* WHAT IS BEING ASKED *
Repeat the data verbatim.
##### PROVIDED MATERIAL #####
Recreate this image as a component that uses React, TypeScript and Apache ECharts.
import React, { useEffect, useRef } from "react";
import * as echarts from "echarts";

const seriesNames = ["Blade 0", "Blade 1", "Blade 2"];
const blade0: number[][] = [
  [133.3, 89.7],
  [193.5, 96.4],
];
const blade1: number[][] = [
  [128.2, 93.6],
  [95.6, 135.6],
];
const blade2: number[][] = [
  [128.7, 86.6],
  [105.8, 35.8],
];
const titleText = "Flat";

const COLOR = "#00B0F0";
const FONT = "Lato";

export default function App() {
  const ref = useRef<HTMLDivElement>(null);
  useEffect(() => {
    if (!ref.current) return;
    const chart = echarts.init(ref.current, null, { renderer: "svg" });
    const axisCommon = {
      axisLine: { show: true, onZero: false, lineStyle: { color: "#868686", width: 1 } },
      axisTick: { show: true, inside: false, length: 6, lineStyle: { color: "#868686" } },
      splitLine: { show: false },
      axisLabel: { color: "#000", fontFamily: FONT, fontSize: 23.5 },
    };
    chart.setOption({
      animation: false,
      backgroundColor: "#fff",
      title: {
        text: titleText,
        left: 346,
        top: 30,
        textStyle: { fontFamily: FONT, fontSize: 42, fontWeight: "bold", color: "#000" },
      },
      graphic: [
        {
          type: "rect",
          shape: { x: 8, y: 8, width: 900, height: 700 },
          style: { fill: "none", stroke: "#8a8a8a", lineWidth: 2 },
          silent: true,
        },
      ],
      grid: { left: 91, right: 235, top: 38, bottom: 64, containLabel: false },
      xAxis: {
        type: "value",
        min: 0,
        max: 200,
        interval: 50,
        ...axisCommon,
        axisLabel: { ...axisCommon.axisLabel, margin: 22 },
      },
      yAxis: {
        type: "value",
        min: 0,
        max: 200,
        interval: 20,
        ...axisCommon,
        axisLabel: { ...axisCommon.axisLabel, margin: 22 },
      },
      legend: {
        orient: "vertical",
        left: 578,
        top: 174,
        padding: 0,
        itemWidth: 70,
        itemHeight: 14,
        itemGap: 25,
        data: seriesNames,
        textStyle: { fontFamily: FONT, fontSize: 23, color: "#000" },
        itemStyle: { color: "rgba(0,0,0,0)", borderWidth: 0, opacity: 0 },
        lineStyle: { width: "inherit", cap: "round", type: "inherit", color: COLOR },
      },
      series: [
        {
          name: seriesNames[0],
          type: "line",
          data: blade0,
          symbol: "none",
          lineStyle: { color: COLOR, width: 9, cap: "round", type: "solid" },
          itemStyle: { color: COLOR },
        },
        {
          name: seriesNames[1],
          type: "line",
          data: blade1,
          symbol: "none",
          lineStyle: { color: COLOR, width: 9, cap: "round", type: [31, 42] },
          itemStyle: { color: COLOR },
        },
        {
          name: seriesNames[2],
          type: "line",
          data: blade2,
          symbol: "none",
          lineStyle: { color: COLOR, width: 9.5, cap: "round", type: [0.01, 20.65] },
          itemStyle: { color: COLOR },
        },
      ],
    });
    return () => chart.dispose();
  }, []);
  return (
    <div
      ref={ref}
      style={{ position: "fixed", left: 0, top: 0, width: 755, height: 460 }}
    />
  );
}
#####
* EXERCISE RESPONSE *
Recreate this image as a component that uses React, TypeScript and Apache ECharts.
import React, { useEffect, useRef } from "react";
import * as echarts from "echarts";

const seriesNames = ["Blade 0", "Blade 1", "Blade 2"];
const blade0: number[][] = [
  [133.3, 89.7],
  [193.5, 96.4],
];
const blade1: number[][] = [
  [128.2, 93.6],
  [95.6, 135.6],
];
const blade2: number[][] = [
  [128.7, 86.6],
  [105.8, 35.8],
];
const titleText = "Flat";

const COLOR = "#00B0F0";
const FONT = "Lato";

export default function App() {
  const ref = useRef<HTMLDivElement>(null);
  useEffect(() => {
    if (!ref.current) return;
    const chart = echarts.init(ref.current, null, { renderer: "svg" });
    const axisCommon = {
      axisLine: { show: true, onZero: false, lineStyle: { color: "#868686", width: 1 } },
      axisTick: { show: true, inside: false, length: 6, lineStyle: { color: "#868686" } },
      splitLine: { show: false },
      axisLabel: { color: "#000", fontFamily: FONT, fontSize: 23.5 },
    };
    chart.setOption({
      animation: false,
      backgroundColor: "#fff",
      title: {
        text: titleText,
        left: 346,
        top: 30,
        textStyle: { fontFamily: FONT, fontSize: 42, fontWeight: "bold", color: "#000" },
      },
      graphic: [
        {
          type: "rect",
          shape: { x: 8, y: 8, width: 900, height: 700 },
          style: { fill: "none", stroke: "#8a8a8a", lineWidth: 2 },
          silent: true,
        },
      ],
      grid: { left: 91, right: 235, top: 38, bottom: 64, containLabel: false },
      xAxis: {
        type: "value",
        min: 0,
        max: 200,
        interval: 50,
        ...axisCommon,
        axisLabel: { ...axisCommon.axisLabel, margin: 22 },
      },
      yAxis: {
        type: "value",
        min: 0,
        max: 200,
        interval: 20,
        ...axisCommon,
        axisLabel: { ...axisCommon.axisLabel, margin: 22 },
      },
      legend: {
        orient: "vertical",
        left: 578,
        top: 174,
        padding: 0,
        itemWidth: 70,
        itemHeight: 14,
        itemGap: 25,
        data: seriesNames,
        textStyle: { fontFamily: FONT, fontSize: 23, color: "#000" },
        itemStyle: { color: "rgba(0,0,0,0)", borderWidth: 0, opacity: 0 },
        lineStyle: { width: "inherit", cap: "round", type: "inherit", color: COLOR },
      },
      series: [
        {
          name: seriesNames[0],
          type: "line",
          data: blade0,
          symbol: "none",
          lineStyle: { color: COLOR, width: 9, cap: "round", type: "solid" },
          itemStyle: { color: COLOR },
        },
        {
          name: seriesNames[1],
          type: "line",
          data: blade1,
          symbol: "none",
          lineStyle: { color: COLOR, width: 9, cap: "round", type: [31, 42] },
          itemStyle: { color: COLOR },
        },
        {
          name: seriesNames[2],
          type: "line",
          data: blade2,
          symbol: "none",
          lineStyle: { color: COLOR, width: 9.5, cap: "round", type: [0.01, 20.65] },
          itemStyle: { color: COLOR },
        },
      ],
    });
    return () => chart.dispose();
  }, []);
  return (
    <div
      ref={ref}
      style={{ position: "fixed", left: 0, top: 0, width: 755, height: 460 }}
    />
  );
}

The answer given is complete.